Medavie used to include monthly response rates in each community in New Brunswick on its website, but that stopped at the end of 2022.
"Following a transition to a new dispatch system in January 2023, work was required to configure data in a way that ensured accurate reporting of response time data by service areas," spokesperson Eric Robichaud said in an email.
"This reconciliation work regarding our response time data is ongoing."
Officials from Ambulance New Brunswick, the provincial government entity that contracts with Medavie for the service, told a committee of MLAs last year they want to renegotiate the agreement, but there's been no word on changes.
A green paper prepared by the government at the time of the crisis in 2018 reported there were 101 paramedic vacancies, 61 of them full-time and 40 part-time.
Of the total, 82 positions required bilingualism.
"It's about making decisions to fix the problem," Higgs said in 2018 as he argued for putting aside the bilingualism requirements.
His government eventually acknowledged it couldn't legally do that.
But it put in place other measures to address the problem, including a patient-transfer service that does not require bilingual staff, more paramedic training in English and French and a reclassification of their jobs into a different union that boosted wages.
Health-care officials are also looking at letting paramedics play new roles, such as helping out in hospital emergency departments to alleviate pressure on other medical staff.
That's happening at the small hospital in Sussex, and Eagles says it was supposed to be happening by now in Plaster Rock, but isn't.
Hood says opportunities like that can help with recruitment, because it offers paramedics other work options.
"Opportunities are starting to show themselves, which I think is nothing but a good thing," he said.
Hood said working in a "truck," as an ambulance is called within the system, tends to have a time span of about seven to 10 years before an employee burns out or must leave due to injury.
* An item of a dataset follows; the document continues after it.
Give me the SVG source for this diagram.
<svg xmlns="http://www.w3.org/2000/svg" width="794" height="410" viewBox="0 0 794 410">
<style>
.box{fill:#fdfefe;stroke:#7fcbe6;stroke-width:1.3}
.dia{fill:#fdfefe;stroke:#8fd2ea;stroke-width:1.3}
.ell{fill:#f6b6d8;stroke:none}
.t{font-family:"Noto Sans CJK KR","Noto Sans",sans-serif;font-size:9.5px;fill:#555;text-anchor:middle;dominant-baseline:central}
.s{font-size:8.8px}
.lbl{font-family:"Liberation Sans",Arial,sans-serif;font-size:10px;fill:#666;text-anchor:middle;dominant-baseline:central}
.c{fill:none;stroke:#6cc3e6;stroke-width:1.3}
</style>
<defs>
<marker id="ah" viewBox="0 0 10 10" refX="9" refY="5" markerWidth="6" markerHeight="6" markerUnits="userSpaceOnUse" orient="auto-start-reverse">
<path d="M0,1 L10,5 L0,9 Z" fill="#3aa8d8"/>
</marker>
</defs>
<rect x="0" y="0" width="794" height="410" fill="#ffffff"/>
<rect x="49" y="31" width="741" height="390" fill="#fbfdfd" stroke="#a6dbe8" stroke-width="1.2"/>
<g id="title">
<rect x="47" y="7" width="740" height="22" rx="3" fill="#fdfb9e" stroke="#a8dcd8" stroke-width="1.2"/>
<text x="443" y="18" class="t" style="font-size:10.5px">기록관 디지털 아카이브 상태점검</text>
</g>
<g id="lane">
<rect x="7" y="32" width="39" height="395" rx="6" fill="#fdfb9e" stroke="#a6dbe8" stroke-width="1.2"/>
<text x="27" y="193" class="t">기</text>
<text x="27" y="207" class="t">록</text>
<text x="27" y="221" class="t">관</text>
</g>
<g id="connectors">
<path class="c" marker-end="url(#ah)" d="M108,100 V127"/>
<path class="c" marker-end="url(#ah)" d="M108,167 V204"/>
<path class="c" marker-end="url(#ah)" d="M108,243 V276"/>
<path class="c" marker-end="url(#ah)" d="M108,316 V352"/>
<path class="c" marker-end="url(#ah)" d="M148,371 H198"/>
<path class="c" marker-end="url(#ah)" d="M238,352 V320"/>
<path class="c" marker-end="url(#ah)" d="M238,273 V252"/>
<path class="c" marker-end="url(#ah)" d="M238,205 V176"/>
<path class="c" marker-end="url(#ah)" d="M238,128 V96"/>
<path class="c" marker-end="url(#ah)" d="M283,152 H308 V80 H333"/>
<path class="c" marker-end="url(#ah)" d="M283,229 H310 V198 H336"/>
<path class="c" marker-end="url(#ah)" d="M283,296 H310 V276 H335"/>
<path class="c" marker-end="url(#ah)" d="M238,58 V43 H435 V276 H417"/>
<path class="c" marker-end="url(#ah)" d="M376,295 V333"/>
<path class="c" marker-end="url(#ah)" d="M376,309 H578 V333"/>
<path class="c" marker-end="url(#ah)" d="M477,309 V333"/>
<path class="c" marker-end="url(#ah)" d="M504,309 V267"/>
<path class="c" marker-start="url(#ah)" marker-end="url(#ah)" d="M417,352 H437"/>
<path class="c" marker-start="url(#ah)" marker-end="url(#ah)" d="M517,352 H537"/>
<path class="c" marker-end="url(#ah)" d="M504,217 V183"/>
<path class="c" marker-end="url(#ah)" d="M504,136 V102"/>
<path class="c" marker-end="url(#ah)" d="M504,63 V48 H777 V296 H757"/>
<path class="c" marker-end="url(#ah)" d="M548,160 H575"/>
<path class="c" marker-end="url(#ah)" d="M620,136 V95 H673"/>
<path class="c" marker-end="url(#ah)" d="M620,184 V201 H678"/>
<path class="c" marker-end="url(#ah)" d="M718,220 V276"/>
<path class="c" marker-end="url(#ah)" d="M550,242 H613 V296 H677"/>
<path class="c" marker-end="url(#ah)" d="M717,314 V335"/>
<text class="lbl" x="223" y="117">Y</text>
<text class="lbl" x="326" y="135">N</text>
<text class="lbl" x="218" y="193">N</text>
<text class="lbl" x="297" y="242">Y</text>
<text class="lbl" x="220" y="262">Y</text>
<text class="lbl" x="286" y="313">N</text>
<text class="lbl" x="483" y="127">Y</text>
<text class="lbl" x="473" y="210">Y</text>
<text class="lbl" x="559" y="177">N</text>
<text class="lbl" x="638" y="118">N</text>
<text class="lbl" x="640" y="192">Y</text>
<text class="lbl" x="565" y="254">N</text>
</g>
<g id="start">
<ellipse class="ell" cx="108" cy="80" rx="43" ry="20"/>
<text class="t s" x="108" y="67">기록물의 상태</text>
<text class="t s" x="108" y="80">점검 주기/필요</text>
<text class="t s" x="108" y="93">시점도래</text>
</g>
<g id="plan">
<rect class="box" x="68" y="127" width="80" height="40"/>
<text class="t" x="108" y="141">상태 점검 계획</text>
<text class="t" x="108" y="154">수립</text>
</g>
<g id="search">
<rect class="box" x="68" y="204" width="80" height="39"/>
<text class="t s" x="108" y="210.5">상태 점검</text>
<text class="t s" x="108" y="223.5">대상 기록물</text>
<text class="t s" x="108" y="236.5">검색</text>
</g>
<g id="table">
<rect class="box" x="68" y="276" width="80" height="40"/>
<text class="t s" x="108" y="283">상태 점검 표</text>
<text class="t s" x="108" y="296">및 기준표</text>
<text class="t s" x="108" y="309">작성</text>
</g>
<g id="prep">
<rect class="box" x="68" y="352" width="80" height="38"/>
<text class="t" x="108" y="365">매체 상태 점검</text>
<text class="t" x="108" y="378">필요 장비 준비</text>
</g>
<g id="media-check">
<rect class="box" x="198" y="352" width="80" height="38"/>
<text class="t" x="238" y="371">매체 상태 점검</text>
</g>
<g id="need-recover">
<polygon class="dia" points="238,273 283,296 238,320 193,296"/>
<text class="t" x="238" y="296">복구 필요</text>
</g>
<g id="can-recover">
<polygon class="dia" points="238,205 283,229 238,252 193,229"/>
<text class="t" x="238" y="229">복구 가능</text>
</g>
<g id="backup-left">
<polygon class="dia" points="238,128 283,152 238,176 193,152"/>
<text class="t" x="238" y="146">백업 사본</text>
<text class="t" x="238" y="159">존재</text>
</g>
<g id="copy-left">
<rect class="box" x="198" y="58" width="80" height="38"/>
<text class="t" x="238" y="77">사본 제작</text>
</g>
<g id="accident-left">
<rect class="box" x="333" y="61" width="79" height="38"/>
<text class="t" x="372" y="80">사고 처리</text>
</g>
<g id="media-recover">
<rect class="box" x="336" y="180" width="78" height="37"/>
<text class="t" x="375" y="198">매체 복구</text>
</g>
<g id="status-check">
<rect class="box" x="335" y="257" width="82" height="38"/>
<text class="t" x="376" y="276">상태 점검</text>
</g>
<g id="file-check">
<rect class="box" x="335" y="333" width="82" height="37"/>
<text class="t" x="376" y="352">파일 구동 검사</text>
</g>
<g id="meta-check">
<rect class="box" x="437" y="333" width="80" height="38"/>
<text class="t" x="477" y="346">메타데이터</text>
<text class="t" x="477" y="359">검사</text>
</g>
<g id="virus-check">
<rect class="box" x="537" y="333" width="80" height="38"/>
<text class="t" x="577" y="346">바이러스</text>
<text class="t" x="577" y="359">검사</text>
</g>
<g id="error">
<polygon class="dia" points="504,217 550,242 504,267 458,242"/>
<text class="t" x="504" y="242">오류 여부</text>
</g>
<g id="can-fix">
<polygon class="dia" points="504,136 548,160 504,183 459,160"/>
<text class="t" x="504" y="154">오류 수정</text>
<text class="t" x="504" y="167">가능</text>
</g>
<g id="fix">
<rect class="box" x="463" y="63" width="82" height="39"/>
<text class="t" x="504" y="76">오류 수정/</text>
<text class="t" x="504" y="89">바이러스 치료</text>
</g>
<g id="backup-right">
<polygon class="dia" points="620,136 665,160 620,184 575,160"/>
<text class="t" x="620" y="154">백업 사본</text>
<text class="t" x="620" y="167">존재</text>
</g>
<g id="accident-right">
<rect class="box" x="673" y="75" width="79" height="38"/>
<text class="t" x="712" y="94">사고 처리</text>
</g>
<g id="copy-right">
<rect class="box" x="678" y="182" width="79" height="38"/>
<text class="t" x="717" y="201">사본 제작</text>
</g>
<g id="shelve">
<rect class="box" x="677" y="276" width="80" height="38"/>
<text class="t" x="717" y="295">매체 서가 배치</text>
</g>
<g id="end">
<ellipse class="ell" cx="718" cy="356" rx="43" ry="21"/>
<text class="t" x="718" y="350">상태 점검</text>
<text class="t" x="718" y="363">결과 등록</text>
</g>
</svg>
Higgs said in this week's CBC leaders' debate that 24,000 calls to 911 last year were from people who didn't need to go to a hospital, and advanced care paramedics were able to help them without having to take them to an ER.
"I think the point is we have to do health-care differently," said Higgs, whose campaign has promised to further expand the scope of practice of various health professionals.
Hood said that needs to happen faster.
"There's all kinds of projects that could be undertaken. We just need to bite the bullet and start doing it."
He describes the issue of sending the hypothetical "last ambulance" available to someone complaining about a sore foot, making it impossible to respond to a cardiac arrest.
"That's the kind of thing we need to start thinking about and triaging in real time — what kind of calls we're going to send the absolutely last resources to," he said.
"Nobody's saying that they don't need an ambulance. What we're saying is somebody needs an ambulance more urgently than you do."
Hood says he's not heard any recent concerns about bilingualism requirements, but the overall number of vacancies remains around the same as it was in 2018.
That, plus delays in ambulances offloading patients at hospitals because of staff issues in those facilities, continue to cause response delays, he said.
At any given time, about 25 per cent of the paramedic workforce can be out with injuries or on long-term disability or maternity leave, or on secondments, Hood said.
Eagles says he's still hoping ambulance service gets more attention in a provincial election in which health care has been a top issue.
"The main issue is primary care in the province, and this is just a trickle-down effect," he said.
"We're trying to fix the doctor situation, the nurses situation, this is just another cog in the wheel and it's very very important we get this right."